There was also a friendly needling between the pair, when the charity photograph taken by Horner was revealed to be a shot of one of his donkeys.
Ecclestone joked: "I thought it was a picture of your (Horner's) new car!"
Horner, however, hit back at Red Bull's troubled engine supplier.
"My donkeys have more power than a Renault at the moment," he joked.
More seriously, Ecclestone and Horner disagree fundamentally about the sport's incoming budget cap, despite reports recently the proposal could collapse.
Horner and world champion team Red Bull's supremo Dietrich Mateschitz have made clear they oppose the plan, but Ecclestone said in London: "We have approved the budget cap. It is going to happen.
"Everyone agreed to $200 million," he told F1 business journalist Christian Sylt, according to the Express newspaper.

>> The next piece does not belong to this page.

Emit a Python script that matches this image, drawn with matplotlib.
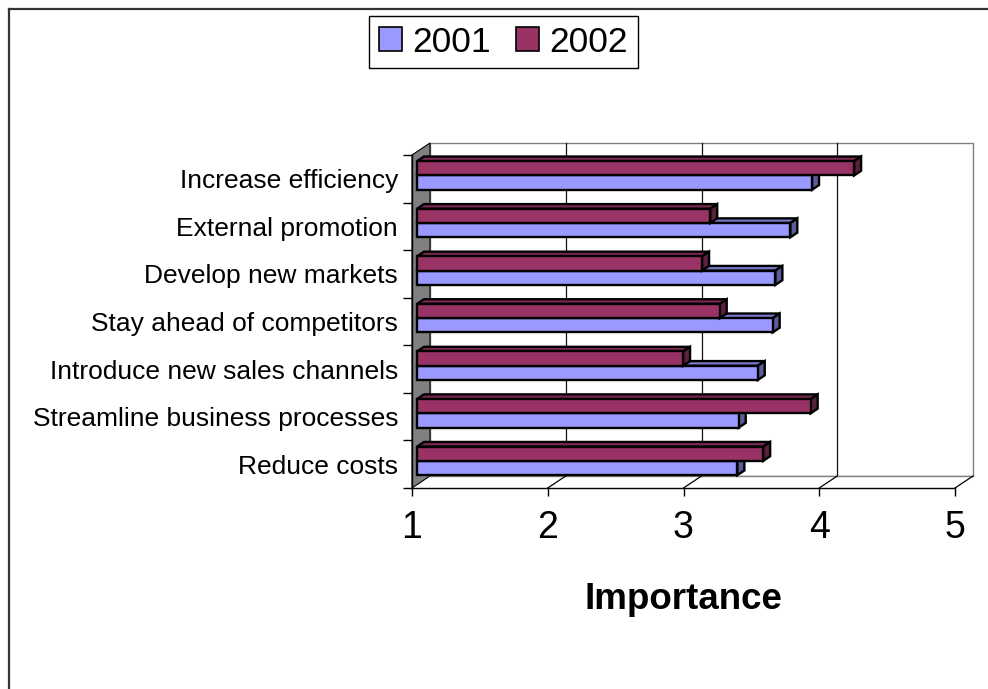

"What hasn't been agreed is what is in the $200 million. Unless we include everything, I am sure people will find ways around it. It's going to be difficult."
But Ecclestone does have a plan to minimising cheating, by offering a EUR 1 million reward to whistleblowers.
"We will then say to the team that the following year you will lose three of the maximum points you have scored. Then let's see if they want to cheat," he explained.